Delivering a speech just two days after Colombia's Congress approved a historic peace accord between the government and the Revolutionary Armed Forces of Colombia (FARC) guerrilla group, Biden said the most difficult part of the peace process -- the implementation phase -- was just beginning.
Biden said the council's members can influence the incoming president by defending the need to continue close diplomatic and trade ties.
On the campaign trail, Trump slammed the North American Free Trade Agreement (NAFTA) linking the US, Canada and Mexico, as well as other existing and proposed trade deals, as job-destroying and has pledged to put America first in the country's dealings with other nations.
The United States' free-trade agreement with Colombia was signed in 2006 under President George W. Bush's administration and took effect six years later.

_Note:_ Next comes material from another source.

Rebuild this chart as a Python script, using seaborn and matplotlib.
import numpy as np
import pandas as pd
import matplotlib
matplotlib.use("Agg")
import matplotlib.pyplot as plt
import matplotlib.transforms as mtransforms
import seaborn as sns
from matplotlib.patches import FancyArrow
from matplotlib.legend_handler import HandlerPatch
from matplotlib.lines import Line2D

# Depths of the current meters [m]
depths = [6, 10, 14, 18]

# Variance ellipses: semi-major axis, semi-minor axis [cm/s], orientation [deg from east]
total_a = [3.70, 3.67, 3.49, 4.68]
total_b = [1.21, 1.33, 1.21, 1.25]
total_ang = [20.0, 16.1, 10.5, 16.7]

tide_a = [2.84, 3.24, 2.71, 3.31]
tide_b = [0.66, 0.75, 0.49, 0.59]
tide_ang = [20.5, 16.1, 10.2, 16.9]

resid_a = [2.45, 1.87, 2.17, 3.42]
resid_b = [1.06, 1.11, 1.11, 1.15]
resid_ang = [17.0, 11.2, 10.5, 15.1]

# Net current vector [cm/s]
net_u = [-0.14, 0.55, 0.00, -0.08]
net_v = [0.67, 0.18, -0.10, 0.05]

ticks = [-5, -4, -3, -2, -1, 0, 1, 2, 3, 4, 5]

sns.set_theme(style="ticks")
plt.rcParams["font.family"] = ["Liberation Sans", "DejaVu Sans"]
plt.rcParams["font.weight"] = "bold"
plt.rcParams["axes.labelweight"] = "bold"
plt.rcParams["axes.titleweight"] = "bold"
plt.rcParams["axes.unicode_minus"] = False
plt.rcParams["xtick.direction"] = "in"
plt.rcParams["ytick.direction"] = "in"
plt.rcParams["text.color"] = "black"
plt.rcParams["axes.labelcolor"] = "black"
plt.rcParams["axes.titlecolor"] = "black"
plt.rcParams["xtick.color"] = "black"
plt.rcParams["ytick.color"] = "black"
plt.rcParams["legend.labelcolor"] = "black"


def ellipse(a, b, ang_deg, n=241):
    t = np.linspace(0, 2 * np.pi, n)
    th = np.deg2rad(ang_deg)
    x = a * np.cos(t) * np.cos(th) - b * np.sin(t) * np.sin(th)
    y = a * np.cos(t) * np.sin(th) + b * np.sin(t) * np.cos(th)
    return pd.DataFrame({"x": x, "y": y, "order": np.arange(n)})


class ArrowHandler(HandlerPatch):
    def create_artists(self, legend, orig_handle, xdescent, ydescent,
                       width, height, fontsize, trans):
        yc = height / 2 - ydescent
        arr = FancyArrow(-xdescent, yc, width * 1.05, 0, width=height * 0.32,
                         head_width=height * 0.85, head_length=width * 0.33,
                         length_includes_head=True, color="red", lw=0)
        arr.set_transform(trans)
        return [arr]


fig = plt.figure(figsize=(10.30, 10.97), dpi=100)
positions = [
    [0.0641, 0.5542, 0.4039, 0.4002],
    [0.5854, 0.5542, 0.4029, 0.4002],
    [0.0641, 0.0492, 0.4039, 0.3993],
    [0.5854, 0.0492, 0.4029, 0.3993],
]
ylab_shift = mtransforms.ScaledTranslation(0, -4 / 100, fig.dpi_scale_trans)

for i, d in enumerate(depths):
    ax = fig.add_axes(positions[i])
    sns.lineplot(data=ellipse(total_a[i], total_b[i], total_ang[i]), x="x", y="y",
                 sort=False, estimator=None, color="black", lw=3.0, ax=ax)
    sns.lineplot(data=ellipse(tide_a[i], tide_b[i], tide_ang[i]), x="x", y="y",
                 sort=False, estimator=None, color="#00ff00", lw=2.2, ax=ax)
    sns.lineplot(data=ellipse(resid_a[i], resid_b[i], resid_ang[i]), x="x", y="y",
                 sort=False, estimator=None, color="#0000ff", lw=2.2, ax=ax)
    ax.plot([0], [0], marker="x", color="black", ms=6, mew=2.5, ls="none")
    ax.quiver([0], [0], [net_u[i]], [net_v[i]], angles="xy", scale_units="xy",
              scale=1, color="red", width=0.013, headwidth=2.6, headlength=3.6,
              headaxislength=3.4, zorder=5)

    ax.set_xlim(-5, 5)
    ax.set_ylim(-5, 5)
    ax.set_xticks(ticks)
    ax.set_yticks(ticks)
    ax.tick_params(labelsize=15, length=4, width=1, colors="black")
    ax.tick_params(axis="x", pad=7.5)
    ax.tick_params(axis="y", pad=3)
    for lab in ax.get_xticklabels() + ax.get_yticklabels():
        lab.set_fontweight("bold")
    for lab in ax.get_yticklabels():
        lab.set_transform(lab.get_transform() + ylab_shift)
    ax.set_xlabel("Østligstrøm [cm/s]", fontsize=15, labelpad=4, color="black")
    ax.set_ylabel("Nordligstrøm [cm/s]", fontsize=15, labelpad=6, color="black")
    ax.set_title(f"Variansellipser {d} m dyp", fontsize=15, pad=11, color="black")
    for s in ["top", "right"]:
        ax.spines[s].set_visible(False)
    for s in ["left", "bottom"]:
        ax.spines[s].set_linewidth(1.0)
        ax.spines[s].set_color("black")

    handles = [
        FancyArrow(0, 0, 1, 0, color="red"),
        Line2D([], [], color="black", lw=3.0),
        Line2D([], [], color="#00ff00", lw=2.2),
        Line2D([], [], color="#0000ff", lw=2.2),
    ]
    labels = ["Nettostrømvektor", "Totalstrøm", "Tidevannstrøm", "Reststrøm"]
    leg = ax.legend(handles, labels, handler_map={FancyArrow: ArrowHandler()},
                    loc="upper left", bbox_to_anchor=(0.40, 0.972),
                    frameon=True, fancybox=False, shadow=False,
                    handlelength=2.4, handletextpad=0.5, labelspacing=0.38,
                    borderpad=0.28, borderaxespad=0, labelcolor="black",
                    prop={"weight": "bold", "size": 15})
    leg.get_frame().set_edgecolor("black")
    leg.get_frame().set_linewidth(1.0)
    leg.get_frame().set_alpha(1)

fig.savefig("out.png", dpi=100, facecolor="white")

This year, Obama also asked the US Congress to approve $450 million in economic assistance for Colombia under a new framework known as "Paz Colombia" (Peace Colombia).
He touted that more than $100 million boost in aid as a continuation of "Plan Colombia," a long-standing U.S. initiative to help the Andean nation in its war on drugs.
Colombian President Juan Manuel Santos, who also attended the gathering, said his country had reached a new dawn and said the private sector and the United States both had a critical role to play in forging a peaceful and prosperous future.